Engineering department changes name

On July 1, the Department of Mechanical, Aerospace & Structural Engineering in the School of Engineering & Applied Science changed its name to the Department of Mechanical Engineering & Materials Science.

The change was made to reflect the department’s continued emphasis on the development and study of advanced materials, according to Ralph S. Quatrano, PhD, the Spencer T. Olin Professor, who also assumed his duties as dean of the School of Engineering & Applied Science on July 1.

Philip V. Bayly, PhD, the Lilyan and E. Lisle Hughes Professor of Mechanical Engineering who is also chair of the department, says that the department is adjusting its strategic position to take advantage of one of the most exciting and promising fields in modern engineering.

“New materials — nano-structured, multi-functional, energy-harvesting, light, strong, and environmentally sustainable — will play a significant role in addressing the most pressing challenges of the 21st century,” Bayly says.

Materials engineering plays to the university’s strength in interdisciplinary research, where engineers closely interact with chemists, physicists and biologists.

The department took a first step on this new pathway in January, when it hired Srikanth Singamaneni, PhD, as an assistant professor.

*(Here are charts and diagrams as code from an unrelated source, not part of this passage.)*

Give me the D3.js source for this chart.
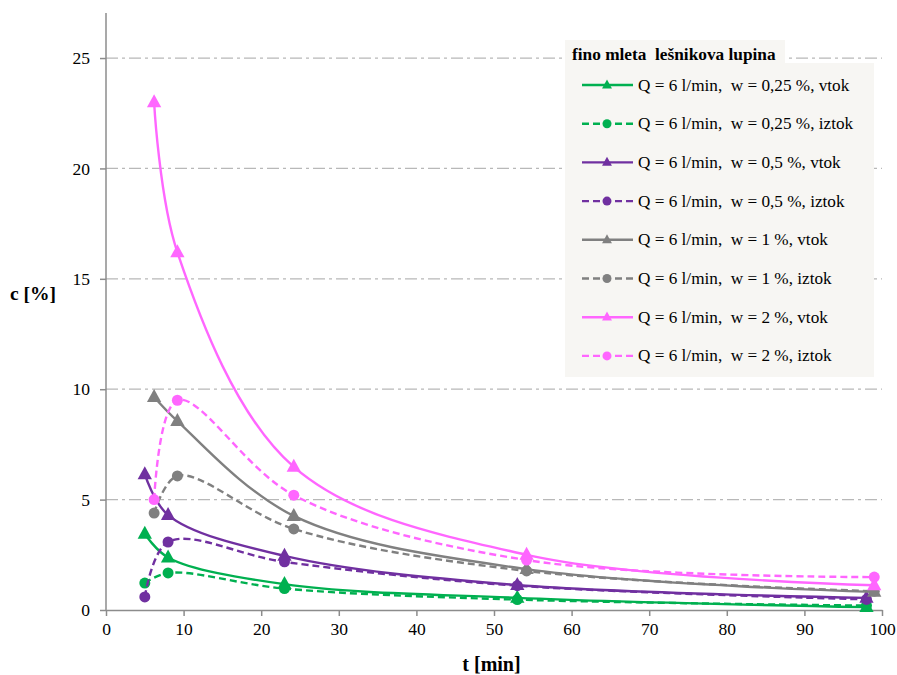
<!DOCTYPE html>
<html>
<head>
<meta charset="utf-8">
<script src="https://cdn.jsdelivr.net/npm/d3@7"></script>
<style>
  body { margin: 0; background: #fff; }
  svg text { font-family: "Liberation Serif", Tinos, "Times New Roman", Times, "DejaVu Serif", serif; white-space: pre; }
</style>
</head>
<body>
<div id="chart"></div>
<script>
// series data (t in min, c in %)
const seriesNames = [
    "Q = 6 l/min,  w = 0,25 %, vtok",
    "Q = 6 l/min,  w = 0,25 %, iztok",
    "Q = 6 l/min,  w = 0,5 %, vtok",
    "Q = 6 l/min,  w = 0,5 %, iztok",
    "Q = 6 l/min,  w = 1 %, vtok",
    "Q = 6 l/min,  w = 1 %, iztok",
    "Q = 6 l/min,  w = 2 %, vtok",
    "Q = 6 l/min,  w = 2 %, iztok"
];
const tGroupA = [5, 8, 23, 53, 98];       // 0,25 % and 0,5 %
const tGroupB = [6.2, 9.2, 24.2, 54.2, 99]; // 1 % and 2 %

const green_vtok = [3.45, 2.38, 1.17, 0.55, 0.13];
const green_iztok = [1.22, 1.68, 0.97, 0.47, 0.2];
const purple_vtok = [6.15, 4.3, 2.45, 1.13, 0.55];
const purple_iztok = [0.59, 3.08, 2.18, 1.1, 0.48];
const gray_vtok = [9.65, 8.56, 4.26, 1.85, 0.82];
const gray_iztok = [4.39, 6.07, 3.67, 1.77, 0.85];
const pink_vtok = [23.0, 16.2, 6.48, 2.5, 1.12];
const pink_iztok = [5.0, 9.5, 5.2, 2.26, 1.49];

const xTicks = [0, 10, 20, 30, 40, 50, 60, 70, 80, 90, 100];
const yTicks = [0, 5, 10, 15, 20, 25];

const legendTitle = "fino mleta  lešnikova lupina";

const FONT = "'Liberation Serif', Tinos, 'Times New Roman', Times, 'DejaVu Serif', serif";

// ---- layout
const W = 897, H = 675;
const plot = { left: 106, right: 882, top: 13, bottom: 610 };

const svg = d3.select("#chart").append("svg")
    .attr("width", W)
    .attr("height", H)
    .attr("font-family", FONT);

const x = d3.scaleLinear().domain([0, 100]).range([plot.left, plot.right]);
const y = d3.scaleLinear().domain([0, 27.04]).range([plot.bottom, plot.top]);

const colors = ["#00b050", "#00b050", "#7030a0", "#7030a0", "#808080", "#808080", "#ff66ff", "#ff66ff"];
const allValues = [green_vtok, green_iztok, purple_vtok, purple_iztok, gray_vtok, gray_iztok, pink_vtok, pink_iztok];

const series = allValues.map((vals, i) => ({
    name: seriesNames[i],
    color: colors[i],
    dashed: i % 2 === 1,
    marker: i % 2 === 0 ? "triangle" : "circle",
    points: vals.map((v, j) => ({ t: (i < 4 ? tGroupA : tGroupB)[j], c: v }))
}));

// gridlines (dash-dot)
svg.append("g")
    .selectAll("line")
    .data(yTicks.filter(d => d > 0))
    .enter().append("line")
    .attr("x1", plot.left).attr("x2", plot.right)
    .attr("y1", d => y(d)).attr("y2", d => y(d))
    .attr("stroke", "#b8b8b8")
    .attr("stroke-width", 1.2)
    .attr("stroke-dasharray", "12,4,3,4");

// axes
const axisColor = "#8c8c8c";
const xAxis = svg.append("g")
    .attr("transform", `translate(0, ${plot.bottom})`)
    .call(d3.axisBottom(x).tickValues(xTicks).tickSize(6).tickSizeOuter(0).tickPadding(7));
const yAxis = svg.append("g")
    .attr("transform", `translate(${plot.left}, 0)`)
    .call(d3.axisLeft(y).tickValues(yTicks).tickSize(6).tickSizeOuter(0).tickPadding(10));

[xAxis, yAxis].forEach(a => {
    a.attr("font-family", FONT).attr("font-size", 17.5);
    a.select(".domain").attr("stroke", axisColor).attr("stroke-width", 1.5);
    a.selectAll(".tick line").attr("stroke", axisColor).attr("stroke-width", 1.5);
    a.selectAll(".tick text").attr("fill", "#000");
});
// y domain should span full height
yAxis.select(".domain").attr("d", `M0,${plot.bottom}V${plot.top}`);

// axis titles
svg.append("text")
    .attr("x", 10).attr("y", 300)
    .attr("font-weight", "bold")
    .attr("font-size", "19.5px")
    .text("c [%]");

svg.append("text")
    .attr("x", 491.5).attr("y", 671)
    .attr("text-anchor", "middle")
    .attr("font-weight", "bold")
    .attr("font-size", "20px")
    .text("t [min]");

// lines
const line = d3.line()
    .x(d => x(d.t))
    .y(d => y(d.c))
    .curve(d3.curveCatmullRom.alpha(0.5));

const triangle = s => `M0,${-s * 0.62}L${s * 0.55},${s * 0.38}L${-s * 0.55},${s * 0.38}Z`;

series.forEach(s => {
    const g = svg.append("g");
    g.append("path")
        .datum(s.points)
        .attr("d", line)
        .attr("fill", "none")
        .attr("stroke", s.color)
        .attr("stroke-width", 2.4)
        .attr("stroke-dasharray", s.dashed ? "7,4" : null);

    if (s.marker === "triangle") {
        g.selectAll("path.m")
            .data(s.points)
            .enter().append("path")
            .attr("class", "m")
            .attr("transform", d => `translate(${x(d.t)}, ${y(d.c)})`)
            .attr("d", triangle(13))
            .attr("fill", s.color);
    } else {
        g.selectAll("circle")
            .data(s.points)
            .enter().append("circle")
            .attr("cx", d => x(d.t))
            .attr("cy", d => y(d.c))
            .attr("r", 5.5)
            .attr("fill", s.color);
    }
});

// legend
const legend = svg.append("g");
legend.append("rect")
    .attr("x", 565).attr("y", 40)
    .attr("width", 220).attr("height", 24)
    .attr("fill", "#f7f6f3");
legend.append("rect")
    .attr("x", 565).attr("y", 63)
    .attr("width", 309).attr("height", 314)
    .attr("fill", "#f7f6f3");
legend.append("text")
    .attr("x", 572).attr("y", 60)
    .attr("font-weight", "bold")
    .attr("font-size", "17.3px")
    .text(legendTitle);

series.forEach((s, i) => {
    const ly = 85 + i * 38.7;
    legend.append("line")
        .attr("x1", 582).attr("x2", 633)
        .attr("y1", ly).attr("y2", ly)
        .attr("stroke", s.color)
        .attr("stroke-width", 2.4)
        .attr("stroke-dasharray", s.dashed ? "7,4" : null);
    if (s.marker === "triangle") {
        legend.append("path")
            .attr("transform", `translate(607, ${ly})`)
            .attr("d", triangle(9))
            .attr("fill", s.color);
    } else {
        legend.append("circle")
            .attr("cx", 607).attr("cy", ly)
            .attr("r", 4.5)
            .attr("fill", s.color);
    }
    legend.append("text")
        .attr("x", 638).attr("y", ly + 5.5)
        .attr("font-size", "17.2px")
        .text(s.name);
});
</script>
</body>
</html>
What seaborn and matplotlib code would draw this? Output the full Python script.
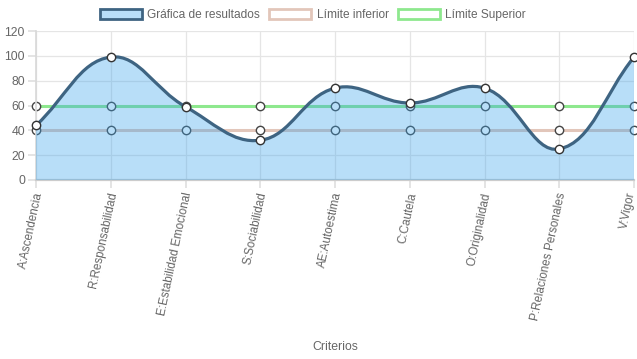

Singamaneni’s research interest is organic and inorganic nanostructured materials for use in chemical and biological sensors, tissue engineering and drug delivery.

“We expect to make similar hires in the near future,” Bayly says.

Although it is changing direction, the department will continue to award an ABET-accredited bachelor of science degree in mechanical engineering and master’s and doctoral degrees in mechanical engineering and aerospace engineering. It will award the ABET-accredited bachelor of science degree in civil engineering through September 2013.

The Department of Mechanical Engineering & Materials Science is one of five departments in the School of Engineering & Applied Science. The other four are: biomedical engineering, computer science & engineering, electrical & systems engineering, and energy, environmental & chemical engineering.